Search the material below for the string "this" and list each line that holds it.

# # # #

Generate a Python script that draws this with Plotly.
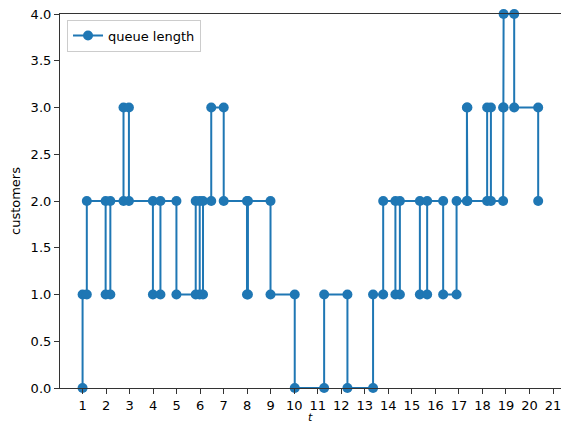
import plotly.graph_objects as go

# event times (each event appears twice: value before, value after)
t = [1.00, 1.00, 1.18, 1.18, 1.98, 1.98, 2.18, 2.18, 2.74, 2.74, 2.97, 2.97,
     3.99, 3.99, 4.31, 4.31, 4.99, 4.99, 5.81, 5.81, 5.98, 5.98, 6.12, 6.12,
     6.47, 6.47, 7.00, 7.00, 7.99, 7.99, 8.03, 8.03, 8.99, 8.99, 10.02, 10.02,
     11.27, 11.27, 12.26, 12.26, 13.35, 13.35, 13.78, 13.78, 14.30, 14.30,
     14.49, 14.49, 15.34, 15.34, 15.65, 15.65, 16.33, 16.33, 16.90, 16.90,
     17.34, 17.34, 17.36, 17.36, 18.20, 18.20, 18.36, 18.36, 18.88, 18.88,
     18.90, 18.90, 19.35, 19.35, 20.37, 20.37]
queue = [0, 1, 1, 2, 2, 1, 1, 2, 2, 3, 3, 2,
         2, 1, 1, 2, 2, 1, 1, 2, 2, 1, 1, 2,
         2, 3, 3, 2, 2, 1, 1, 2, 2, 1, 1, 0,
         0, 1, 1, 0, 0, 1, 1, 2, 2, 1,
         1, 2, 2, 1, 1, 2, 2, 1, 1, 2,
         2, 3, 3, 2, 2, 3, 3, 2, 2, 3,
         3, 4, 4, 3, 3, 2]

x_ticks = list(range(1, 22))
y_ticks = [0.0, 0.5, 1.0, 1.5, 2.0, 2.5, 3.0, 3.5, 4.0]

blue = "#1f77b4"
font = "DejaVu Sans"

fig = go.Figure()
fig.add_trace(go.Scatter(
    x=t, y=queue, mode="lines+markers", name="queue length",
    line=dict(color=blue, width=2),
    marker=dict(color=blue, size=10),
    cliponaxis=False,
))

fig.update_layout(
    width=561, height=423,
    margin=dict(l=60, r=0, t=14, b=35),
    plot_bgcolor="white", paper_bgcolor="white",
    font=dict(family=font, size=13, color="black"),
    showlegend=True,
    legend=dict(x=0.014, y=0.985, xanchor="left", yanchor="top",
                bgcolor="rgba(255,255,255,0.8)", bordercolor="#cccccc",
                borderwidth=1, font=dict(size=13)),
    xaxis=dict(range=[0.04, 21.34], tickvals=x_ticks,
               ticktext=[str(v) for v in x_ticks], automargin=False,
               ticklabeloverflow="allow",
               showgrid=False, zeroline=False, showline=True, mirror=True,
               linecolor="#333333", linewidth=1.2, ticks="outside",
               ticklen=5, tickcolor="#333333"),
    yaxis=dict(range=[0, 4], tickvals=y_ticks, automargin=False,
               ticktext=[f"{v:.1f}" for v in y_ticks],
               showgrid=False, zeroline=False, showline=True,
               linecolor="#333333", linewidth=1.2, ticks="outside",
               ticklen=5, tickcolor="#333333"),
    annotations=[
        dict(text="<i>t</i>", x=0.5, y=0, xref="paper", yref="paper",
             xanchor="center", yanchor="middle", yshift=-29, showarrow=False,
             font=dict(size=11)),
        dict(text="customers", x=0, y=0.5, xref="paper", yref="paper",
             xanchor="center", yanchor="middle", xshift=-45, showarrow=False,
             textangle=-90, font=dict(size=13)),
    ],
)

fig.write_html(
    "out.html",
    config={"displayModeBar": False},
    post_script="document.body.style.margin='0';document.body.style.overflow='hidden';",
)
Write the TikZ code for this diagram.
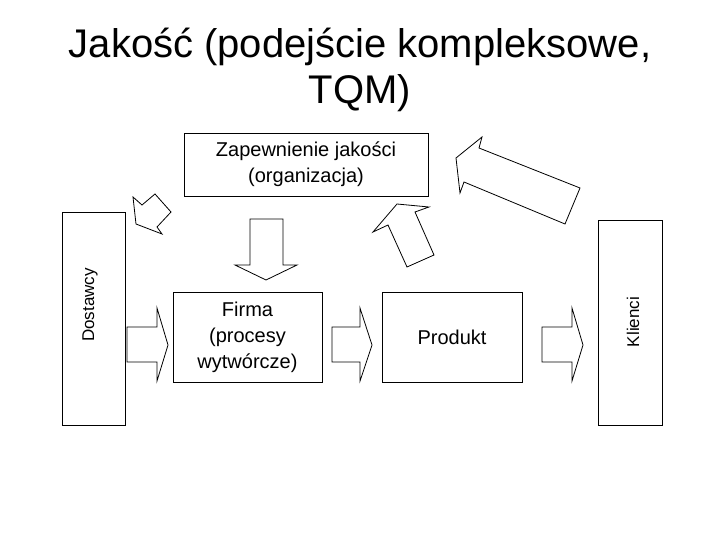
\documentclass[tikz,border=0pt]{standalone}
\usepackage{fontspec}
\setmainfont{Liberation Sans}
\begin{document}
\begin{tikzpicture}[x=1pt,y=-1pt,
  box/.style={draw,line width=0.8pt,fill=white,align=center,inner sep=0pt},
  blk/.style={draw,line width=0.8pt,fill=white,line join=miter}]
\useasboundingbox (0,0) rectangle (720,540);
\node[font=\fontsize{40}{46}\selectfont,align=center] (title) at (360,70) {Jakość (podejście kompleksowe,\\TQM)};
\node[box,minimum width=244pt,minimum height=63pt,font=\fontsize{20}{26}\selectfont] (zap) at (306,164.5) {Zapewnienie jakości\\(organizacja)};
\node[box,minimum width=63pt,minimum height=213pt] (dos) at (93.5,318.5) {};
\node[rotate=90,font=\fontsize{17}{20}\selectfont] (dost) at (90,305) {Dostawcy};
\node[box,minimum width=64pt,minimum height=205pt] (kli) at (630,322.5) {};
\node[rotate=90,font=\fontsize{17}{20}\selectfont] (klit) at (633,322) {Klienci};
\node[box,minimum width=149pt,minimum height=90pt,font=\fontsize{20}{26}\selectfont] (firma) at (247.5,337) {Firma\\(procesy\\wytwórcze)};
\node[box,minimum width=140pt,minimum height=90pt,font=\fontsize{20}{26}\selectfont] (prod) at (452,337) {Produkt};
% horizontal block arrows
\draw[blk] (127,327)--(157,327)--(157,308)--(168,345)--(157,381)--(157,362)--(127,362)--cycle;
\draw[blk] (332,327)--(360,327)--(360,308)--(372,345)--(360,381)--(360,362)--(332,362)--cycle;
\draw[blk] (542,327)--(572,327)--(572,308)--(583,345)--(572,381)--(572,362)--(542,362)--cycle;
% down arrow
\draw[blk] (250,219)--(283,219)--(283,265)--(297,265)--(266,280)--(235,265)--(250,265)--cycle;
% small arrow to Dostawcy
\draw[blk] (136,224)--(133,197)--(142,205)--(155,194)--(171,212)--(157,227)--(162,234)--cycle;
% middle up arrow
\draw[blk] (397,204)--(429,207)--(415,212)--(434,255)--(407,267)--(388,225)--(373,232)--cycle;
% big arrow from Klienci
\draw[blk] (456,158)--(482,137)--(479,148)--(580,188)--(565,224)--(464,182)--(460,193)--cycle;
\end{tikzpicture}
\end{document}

# # # #

* [Reply]:
Generate a Python script that draws this with Plotly.
Write the TikZ code for this diagram.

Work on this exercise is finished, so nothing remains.